**YOUR GOAL:** Retype each line of the material exactly, please, skipping any picture in it.

*** MATERIAL

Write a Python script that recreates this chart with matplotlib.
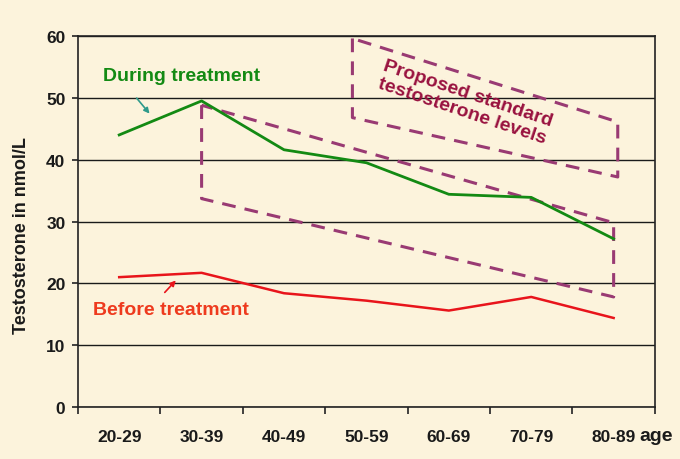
import matplotlib
matplotlib.use("Agg")
import matplotlib.pyplot as plt
import numpy as np

plt.rcParams['font.family'] = ['Liberation Sans', 'DejaVu Sans']

ages = ["20-29", "30-39", "40-49", "50-59", "60-69", "70-79", "80-89"]
during = [44.0, 49.5, 41.6, 39.5, 34.4, 33.9, 27.2]
before = [21.0, 21.7, 18.4, 17.2, 15.6, 17.8, 14.4]

# proposed standard band (category index, value)
band_x = [1, 1, 6, 6, 1]
band_y = [48.8, 33.7, 17.8, 29.8, 48.8]
# label box around text
box_x = [2.83, 2.83, 6.05, 6.05, 2.83]
box_y = [59.6, 46.8, 37.2, 46.1, 59.6]

bg = '#FCF3DC'
fig = plt.figure(figsize=(6.8, 4.6), dpi=100, facecolor=bg)
ax = fig.add_axes([0.1147, 0.113, 0.8483, 0.8066], facecolor=bg)

x = np.arange(len(ages))
ax.plot(x, during, color='#138A13', lw=2.0, zorder=3)
ax.plot(x, before, color='#E8141B', lw=1.8, zorder=3)

dash = (0, (4.5, 3))
ax.plot(band_x, band_y, color='#993A73', lw=2.2, linestyle=dash, zorder=2)
ax.plot(box_x, box_y, color='#993A73', lw=2.2, linestyle=dash, zorder=2)

ax.set_xlim(-0.5, 6.5)
ax.set_ylim(0, 60)
ax.set_yticks([0, 10, 20, 30, 40, 50, 60])
ax.set_xticks(x)
ax.set_xticklabels(ages)
ax.set_xticks(np.arange(-0.5, 7.0, 1.0), minor=True)
ax.tick_params(axis='x', which='major', length=0, pad=16, labelsize=12.5)
ax.tick_params(axis='x', which='minor', length=5, width=1.2, direction='out', color='#222222')
ax.tick_params(axis='y', length=4, width=1.2, labelsize=12.5, pad=5, color='#222222')
for lab in ax.get_xticklabels() + ax.get_yticklabels():
    lab.set_fontweight('bold')
    lab.set_color('#1a1a1a')

ax.grid(axis='y', color='#1a1a1a', lw=1.0)
ax.set_axisbelow(True)
for s in ax.spines.values():
    s.set_color('#222222')
    s.set_linewidth(1.2)

ax.set_ylabel("Testosterone in nmol/L", fontsize=13, fontweight='bold', color='#1a1a1a')
ax.yaxis.set_label_coords(-0.083, 0.466)
fig.text(0.965, 0.052, "age", fontsize=14, fontweight='bold', color='#1a1a1a', ha='center', va='center')

ax.text(0.76, 53.6, "During treatment", color='#138A13', fontsize=14, fontweight='bold', ha='center', va='center')
ax.annotate("", xy=(0.39, 47.1), xytext=(0.19, 50.3),
            arrowprops=dict(arrowstyle='-|>', color='#2E9A8A', lw=1.2, mutation_scale=8))

ax.text(0.625, 15.7, "Before treatment", color='#EE3A1E', fontsize=14, fontweight='bold', ha='center', va='center')
ax.annotate("", xy=(0.71, 20.8), xytext=(0.53, 18.2),
            arrowprops=dict(arrowstyle='-|>', color='#E8141B', lw=1.2, mutation_scale=8))

ax.text(4.19, 49.4, "Proposed standard\ntestosterone levels", color='#99123F', fontsize=14,
        fontweight='bold', ha='center', va='center', rotation=-18.5, linespacing=1.1,
        rotation_mode='anchor')

fig.savefig("out.png", dpi=100, facecolor=bg)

******

**SOLUTION TO THIS PROBLEM:**
Write a Python script that recreates this chart with matplotlib.
import matplotlib
matplotlib.use("Agg")
import matplotlib.pyplot as plt
import numpy as np

plt.rcParams['font.family'] = ['Liberation Sans', 'DejaVu Sans']

ages = ["20-29", "30-39", "40-49", "50-59", "60-69", "70-79", "80-89"]
during = [44.0, 49.5, 41.6, 39.5, 34.4, 33.9, 27.2]
before = [21.0, 21.7, 18.4, 17.2, 15.6, 17.8, 14.4]

# proposed standard band (category index, value)
band_x = [1, 1, 6, 6, 1]
band_y = [48.8, 33.7, 17.8, 29.8, 48.8]
# label box around text
box_x = [2.83, 2.83, 6.05, 6.05, 2.83]
box_y = [59.6, 46.8, 37.2, 46.1, 59.6]

bg = '#FCF3DC'
fig = plt.figure(figsize=(6.8, 4.6), dpi=100, facecolor=bg)
ax = fig.add_axes([0.1147, 0.113, 0.8483, 0.8066], facecolor=bg)

x = np.arange(len(ages))
ax.plot(x, during, color='#138A13', lw=2.0, zorder=3)
ax.plot(x, before, color='#E8141B', lw=1.8, zorder=3)

dash = (0, (4.5, 3))
ax.plot(band_x, band_y, color='#993A73', lw=2.2, linestyle=dash, zorder=2)
ax.plot(box_x, box_y, color='#993A73', lw=2.2, linestyle=dash, zorder=2)

ax.set_xlim(-0.5, 6.5)
ax.set_ylim(0, 60)
ax.set_yticks([0, 10, 20, 30, 40, 50, 60])
ax.set_xticks(x)
ax.set_xticklabels(ages)
ax.set_xticks(np.arange(-0.5, 7.0, 1.0), minor=True)
ax.tick_params(axis='x', which='major', length=0, pad=16, labelsize=12.5)
ax.tick_params(axis='x', which='minor', length=5, width=1.2, direction='out', color='#222222')
ax.tick_params(axis='y', length=4, width=1.2, labelsize=12.5, pad=5, color='#222222')
for lab in ax.get_xticklabels() + ax.get_yticklabels():
    lab.set_fontweight('bold')
    lab.set_color('#1a1a1a')

ax.grid(axis='y', color='#1a1a1a', lw=1.0)
ax.set_axisbelow(True)
for s in ax.spines.values():
    s.set_color('#222222')
    s.set_linewidth(1.2)

ax.set_ylabel("Testosterone in nmol/L", fontsize=13, fontweight='bold', color='#1a1a1a')
ax.yaxis.set_label_coords(-0.083, 0.466)
fig.text(0.965, 0.052, "age", fontsize=14, fontweight='bold', color='#1a1a1a', ha='center', va='center')

ax.text(0.76, 53.6, "During treatment", color='#138A13', fontsize=14, fontweight='bold', ha='center', va='center')
ax.annotate("", xy=(0.39, 47.1), xytext=(0.19, 50.3),
            arrowprops=dict(arrowstyle='-|>', color='#2E9A8A', lw=1.2, mutation_scale=8))

ax.text(0.625, 15.7, "Before treatment", color='#EE3A1E', fontsize=14, fontweight='bold', ha='center', va='center')
ax.annotate("", xy=(0.71, 20.8), xytext=(0.53, 18.2),
            arrowprops=dict(arrowstyle='-|>', color='#E8141B', lw=1.2, mutation_scale=8))

ax.text(4.19, 49.4, "Proposed standard\ntestosterone levels", color='#99123F', fontsize=14,
        fontweight='bold', ha='center', va='center', rotation=-18.5, linespacing=1.1,
        rotation_mode='anchor')

fig.savefig("out.png", dpi=100, facecolor=bg)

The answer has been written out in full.